__TASK OBJECTIVE__:
Locate each line in the records containing "page". Copy it.

====== DATA SECTION ======

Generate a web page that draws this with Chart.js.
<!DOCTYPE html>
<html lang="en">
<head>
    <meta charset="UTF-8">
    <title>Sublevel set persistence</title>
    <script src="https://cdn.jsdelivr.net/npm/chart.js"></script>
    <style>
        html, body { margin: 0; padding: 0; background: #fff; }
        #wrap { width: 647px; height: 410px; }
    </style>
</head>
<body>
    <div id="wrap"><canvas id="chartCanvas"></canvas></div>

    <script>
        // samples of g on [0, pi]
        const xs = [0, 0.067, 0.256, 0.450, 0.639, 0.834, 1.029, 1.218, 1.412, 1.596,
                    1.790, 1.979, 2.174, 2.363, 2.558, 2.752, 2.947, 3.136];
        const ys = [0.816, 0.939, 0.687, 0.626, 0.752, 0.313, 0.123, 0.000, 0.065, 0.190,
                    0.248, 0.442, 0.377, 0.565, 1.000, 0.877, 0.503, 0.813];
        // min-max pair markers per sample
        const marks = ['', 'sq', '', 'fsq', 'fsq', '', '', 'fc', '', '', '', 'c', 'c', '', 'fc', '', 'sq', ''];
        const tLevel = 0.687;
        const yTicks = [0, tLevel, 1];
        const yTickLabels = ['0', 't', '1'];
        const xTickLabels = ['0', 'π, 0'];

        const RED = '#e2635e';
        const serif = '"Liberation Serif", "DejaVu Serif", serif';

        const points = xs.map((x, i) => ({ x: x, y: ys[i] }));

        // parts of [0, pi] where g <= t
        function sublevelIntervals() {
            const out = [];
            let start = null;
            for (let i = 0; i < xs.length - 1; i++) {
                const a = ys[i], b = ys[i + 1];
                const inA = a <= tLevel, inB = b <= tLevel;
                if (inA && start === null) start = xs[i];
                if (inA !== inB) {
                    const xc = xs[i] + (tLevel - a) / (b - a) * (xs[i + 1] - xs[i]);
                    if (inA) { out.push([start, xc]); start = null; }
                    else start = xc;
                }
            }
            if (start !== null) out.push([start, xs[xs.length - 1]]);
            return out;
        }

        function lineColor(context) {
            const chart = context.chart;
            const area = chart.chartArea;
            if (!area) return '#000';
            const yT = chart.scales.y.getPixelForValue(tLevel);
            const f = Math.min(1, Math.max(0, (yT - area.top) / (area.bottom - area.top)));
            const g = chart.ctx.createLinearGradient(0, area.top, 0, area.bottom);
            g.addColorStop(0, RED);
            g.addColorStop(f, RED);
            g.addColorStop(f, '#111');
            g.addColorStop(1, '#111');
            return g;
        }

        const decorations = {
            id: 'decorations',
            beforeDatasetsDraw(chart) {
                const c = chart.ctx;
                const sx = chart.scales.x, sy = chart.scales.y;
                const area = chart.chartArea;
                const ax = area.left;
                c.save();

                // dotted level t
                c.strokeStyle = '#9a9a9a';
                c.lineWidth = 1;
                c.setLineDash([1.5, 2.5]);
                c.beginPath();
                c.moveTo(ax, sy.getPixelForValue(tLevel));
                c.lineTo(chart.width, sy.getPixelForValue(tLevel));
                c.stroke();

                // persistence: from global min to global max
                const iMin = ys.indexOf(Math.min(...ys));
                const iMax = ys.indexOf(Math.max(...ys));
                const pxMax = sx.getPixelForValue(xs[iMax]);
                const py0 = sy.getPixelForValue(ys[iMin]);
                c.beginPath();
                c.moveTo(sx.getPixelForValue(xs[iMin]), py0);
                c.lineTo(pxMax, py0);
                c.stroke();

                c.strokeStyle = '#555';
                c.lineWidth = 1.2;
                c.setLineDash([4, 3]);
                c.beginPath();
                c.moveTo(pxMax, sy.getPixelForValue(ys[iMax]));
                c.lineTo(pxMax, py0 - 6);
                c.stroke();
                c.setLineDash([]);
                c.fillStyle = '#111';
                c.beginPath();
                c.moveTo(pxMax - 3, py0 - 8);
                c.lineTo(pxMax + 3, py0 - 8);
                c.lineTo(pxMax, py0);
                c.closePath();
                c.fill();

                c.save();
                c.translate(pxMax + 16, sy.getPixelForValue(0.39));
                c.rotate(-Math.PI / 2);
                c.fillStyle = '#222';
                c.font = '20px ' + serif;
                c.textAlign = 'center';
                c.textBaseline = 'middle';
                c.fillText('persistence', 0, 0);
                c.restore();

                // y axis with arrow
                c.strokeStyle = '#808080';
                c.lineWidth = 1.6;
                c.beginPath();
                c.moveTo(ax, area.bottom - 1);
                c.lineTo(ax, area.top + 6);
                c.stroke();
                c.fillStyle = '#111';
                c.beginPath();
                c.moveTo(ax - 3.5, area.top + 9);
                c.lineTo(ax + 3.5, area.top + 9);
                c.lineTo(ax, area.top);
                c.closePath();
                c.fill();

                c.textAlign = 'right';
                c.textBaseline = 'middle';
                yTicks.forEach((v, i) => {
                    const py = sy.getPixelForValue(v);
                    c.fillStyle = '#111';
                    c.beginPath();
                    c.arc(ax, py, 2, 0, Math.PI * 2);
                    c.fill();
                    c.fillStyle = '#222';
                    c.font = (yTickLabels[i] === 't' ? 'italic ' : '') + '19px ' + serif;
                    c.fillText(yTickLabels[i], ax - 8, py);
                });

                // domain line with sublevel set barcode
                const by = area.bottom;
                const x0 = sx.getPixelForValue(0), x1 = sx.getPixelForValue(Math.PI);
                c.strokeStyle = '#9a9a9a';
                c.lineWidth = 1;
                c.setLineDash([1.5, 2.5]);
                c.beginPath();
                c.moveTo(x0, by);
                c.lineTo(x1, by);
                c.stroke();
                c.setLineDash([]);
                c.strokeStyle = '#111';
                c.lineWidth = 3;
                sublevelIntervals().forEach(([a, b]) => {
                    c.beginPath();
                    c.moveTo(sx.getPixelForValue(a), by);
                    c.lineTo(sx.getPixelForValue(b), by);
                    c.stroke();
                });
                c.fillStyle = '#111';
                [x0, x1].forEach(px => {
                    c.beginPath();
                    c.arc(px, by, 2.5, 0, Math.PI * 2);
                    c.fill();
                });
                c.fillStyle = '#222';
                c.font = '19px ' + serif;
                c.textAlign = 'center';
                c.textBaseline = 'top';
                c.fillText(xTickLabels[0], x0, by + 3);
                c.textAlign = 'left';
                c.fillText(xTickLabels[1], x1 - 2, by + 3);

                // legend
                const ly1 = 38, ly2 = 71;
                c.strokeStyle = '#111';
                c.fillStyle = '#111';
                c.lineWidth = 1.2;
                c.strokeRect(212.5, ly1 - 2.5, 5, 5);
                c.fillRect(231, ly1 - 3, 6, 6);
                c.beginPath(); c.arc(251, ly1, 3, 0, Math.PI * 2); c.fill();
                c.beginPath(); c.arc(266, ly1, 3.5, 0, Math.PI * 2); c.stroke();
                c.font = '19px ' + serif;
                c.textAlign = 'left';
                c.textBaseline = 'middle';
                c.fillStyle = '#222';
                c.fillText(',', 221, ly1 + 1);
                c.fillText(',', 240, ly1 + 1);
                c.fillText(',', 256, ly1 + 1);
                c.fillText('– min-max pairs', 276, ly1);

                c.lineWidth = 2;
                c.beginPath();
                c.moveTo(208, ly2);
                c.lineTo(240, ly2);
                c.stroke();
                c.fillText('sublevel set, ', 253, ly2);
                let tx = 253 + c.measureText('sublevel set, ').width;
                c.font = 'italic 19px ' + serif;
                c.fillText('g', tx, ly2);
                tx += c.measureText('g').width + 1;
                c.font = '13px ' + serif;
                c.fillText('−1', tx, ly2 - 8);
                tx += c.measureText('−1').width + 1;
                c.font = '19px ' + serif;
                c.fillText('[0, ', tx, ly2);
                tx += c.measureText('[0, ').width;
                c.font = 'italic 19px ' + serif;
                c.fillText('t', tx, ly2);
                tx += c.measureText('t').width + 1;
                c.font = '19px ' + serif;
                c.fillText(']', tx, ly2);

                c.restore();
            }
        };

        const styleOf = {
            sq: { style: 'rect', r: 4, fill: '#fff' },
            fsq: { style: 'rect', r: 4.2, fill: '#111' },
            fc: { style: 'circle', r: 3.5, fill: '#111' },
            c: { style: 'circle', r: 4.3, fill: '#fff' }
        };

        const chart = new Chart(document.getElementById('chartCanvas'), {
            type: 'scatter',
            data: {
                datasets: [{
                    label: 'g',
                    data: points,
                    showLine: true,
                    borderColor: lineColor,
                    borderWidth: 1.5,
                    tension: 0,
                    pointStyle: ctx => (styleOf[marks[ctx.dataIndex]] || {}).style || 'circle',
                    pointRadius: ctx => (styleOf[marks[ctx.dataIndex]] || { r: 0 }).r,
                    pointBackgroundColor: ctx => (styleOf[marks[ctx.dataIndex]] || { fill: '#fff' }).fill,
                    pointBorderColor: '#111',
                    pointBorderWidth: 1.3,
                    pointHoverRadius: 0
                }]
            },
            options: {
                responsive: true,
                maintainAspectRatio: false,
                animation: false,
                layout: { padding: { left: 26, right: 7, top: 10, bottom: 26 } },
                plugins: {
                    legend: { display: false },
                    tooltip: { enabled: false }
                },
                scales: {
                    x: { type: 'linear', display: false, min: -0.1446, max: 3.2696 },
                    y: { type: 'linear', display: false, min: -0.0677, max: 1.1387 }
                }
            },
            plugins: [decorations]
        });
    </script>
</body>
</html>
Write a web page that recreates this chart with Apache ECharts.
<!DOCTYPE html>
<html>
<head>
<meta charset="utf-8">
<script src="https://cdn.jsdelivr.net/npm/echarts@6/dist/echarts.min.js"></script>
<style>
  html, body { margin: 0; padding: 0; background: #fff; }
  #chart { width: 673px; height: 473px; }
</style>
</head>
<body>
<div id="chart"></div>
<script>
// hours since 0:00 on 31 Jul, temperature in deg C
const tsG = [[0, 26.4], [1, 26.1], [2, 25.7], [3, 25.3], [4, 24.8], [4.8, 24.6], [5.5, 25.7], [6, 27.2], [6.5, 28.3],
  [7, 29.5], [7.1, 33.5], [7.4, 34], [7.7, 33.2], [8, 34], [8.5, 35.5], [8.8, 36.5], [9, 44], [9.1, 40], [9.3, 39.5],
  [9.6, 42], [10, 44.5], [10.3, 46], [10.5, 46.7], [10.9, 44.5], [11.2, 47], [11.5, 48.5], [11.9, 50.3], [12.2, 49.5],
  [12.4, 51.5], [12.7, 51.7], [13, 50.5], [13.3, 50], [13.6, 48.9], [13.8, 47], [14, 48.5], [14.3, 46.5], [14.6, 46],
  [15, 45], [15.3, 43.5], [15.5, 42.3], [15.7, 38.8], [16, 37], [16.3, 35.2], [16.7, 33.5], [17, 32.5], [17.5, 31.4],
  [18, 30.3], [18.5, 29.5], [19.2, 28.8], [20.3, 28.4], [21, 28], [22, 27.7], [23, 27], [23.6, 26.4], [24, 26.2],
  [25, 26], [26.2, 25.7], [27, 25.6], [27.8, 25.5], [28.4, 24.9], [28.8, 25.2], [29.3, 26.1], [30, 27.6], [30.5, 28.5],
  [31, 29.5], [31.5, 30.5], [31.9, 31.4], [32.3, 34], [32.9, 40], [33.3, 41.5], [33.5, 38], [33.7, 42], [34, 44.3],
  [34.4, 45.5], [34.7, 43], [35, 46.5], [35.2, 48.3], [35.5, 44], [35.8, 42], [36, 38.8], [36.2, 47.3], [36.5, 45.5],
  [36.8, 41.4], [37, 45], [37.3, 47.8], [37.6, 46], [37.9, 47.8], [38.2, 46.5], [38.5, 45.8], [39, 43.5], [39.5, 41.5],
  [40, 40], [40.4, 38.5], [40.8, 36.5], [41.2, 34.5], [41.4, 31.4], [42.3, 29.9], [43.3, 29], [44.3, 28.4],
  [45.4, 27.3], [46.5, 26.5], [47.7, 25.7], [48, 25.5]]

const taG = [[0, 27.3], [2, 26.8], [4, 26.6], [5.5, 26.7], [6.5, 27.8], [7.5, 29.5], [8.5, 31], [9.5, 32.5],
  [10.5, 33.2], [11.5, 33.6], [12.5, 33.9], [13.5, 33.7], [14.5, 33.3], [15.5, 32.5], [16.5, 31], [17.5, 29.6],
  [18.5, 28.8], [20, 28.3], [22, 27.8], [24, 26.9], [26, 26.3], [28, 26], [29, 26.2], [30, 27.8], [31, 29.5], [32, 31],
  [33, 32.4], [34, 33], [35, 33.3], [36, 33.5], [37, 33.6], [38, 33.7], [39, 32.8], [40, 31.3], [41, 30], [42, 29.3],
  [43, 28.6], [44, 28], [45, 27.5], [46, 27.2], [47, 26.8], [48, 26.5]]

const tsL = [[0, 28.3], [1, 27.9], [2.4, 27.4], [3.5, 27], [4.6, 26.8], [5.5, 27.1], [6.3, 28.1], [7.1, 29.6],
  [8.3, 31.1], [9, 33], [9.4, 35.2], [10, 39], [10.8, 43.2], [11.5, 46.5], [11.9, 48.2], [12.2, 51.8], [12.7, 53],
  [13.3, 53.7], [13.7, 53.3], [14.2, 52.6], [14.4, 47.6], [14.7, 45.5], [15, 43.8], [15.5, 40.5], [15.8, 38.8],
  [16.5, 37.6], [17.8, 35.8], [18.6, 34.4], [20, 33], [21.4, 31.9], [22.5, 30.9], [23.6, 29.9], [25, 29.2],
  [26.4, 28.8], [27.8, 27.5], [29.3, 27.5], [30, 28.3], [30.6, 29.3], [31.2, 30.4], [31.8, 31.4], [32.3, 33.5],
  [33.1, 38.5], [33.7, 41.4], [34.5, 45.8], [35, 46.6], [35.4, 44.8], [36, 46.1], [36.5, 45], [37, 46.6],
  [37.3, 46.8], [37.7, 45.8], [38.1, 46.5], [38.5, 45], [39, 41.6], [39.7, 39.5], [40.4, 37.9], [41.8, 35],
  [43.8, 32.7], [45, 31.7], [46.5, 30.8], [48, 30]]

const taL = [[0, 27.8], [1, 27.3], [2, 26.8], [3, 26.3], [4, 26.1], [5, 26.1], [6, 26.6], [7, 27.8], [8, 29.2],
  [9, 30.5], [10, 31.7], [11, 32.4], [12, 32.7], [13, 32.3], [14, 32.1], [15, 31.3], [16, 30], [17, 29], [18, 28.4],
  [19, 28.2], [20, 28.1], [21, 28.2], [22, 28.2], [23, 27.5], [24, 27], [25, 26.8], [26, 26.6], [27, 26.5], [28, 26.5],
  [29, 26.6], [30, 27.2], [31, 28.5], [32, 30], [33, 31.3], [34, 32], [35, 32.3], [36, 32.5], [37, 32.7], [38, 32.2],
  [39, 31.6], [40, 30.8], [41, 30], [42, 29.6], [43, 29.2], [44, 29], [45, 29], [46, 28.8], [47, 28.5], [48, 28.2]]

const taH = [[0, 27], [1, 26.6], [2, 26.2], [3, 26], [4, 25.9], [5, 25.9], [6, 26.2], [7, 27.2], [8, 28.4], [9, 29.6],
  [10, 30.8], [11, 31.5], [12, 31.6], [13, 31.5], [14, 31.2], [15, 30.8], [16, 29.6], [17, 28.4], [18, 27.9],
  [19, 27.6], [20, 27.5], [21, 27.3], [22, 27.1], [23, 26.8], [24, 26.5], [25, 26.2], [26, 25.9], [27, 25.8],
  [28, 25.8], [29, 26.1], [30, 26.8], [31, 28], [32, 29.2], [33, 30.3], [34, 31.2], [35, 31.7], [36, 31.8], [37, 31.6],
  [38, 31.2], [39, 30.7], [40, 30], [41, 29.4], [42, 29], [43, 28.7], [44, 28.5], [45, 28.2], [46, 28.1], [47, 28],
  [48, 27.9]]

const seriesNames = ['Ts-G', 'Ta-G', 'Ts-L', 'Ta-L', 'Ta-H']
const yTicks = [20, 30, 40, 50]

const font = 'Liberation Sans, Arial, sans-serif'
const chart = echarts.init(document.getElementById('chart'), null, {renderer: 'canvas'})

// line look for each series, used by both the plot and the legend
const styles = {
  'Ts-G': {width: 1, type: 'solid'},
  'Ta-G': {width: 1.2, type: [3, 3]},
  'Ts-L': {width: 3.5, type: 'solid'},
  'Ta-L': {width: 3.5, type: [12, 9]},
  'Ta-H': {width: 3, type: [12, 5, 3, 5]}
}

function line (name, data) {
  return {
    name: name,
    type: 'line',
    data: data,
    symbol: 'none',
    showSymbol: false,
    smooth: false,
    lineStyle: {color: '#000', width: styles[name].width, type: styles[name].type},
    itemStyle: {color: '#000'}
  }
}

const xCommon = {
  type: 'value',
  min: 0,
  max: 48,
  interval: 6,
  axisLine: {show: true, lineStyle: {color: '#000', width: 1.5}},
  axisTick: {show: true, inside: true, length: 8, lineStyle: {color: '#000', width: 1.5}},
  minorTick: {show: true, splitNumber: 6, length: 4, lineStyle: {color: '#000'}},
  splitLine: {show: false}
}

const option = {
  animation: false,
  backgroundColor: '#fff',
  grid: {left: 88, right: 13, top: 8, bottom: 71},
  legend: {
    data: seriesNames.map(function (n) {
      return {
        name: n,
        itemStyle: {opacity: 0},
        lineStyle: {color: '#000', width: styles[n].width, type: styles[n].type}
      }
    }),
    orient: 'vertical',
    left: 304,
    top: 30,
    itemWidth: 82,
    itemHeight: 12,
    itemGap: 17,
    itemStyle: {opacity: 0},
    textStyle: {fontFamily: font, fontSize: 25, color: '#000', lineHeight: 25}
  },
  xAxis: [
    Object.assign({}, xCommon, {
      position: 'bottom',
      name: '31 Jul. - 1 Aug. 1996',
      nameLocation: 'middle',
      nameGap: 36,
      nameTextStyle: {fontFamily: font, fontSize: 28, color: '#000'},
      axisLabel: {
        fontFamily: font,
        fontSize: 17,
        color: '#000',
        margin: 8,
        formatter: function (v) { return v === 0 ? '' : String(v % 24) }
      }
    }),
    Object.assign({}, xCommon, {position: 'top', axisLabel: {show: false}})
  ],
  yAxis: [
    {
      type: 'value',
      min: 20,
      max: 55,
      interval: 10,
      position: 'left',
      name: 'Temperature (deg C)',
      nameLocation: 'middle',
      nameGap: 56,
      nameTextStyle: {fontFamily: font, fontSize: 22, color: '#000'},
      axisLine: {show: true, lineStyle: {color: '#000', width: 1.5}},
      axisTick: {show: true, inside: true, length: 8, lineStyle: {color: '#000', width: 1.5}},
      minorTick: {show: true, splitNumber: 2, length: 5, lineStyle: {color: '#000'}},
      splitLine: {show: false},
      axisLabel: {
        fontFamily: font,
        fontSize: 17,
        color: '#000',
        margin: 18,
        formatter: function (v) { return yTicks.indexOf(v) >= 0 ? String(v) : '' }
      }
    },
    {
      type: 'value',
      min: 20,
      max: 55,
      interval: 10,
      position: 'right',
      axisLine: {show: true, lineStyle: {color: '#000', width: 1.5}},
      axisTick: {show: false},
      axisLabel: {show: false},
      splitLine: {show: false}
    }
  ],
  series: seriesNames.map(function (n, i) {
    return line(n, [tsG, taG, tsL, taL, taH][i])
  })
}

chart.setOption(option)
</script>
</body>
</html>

======

__ANSWER TO THE TASK__:
Generate a web page that draws this with Chart.js.
Write a web page that recreates this chart with Apache ECharts.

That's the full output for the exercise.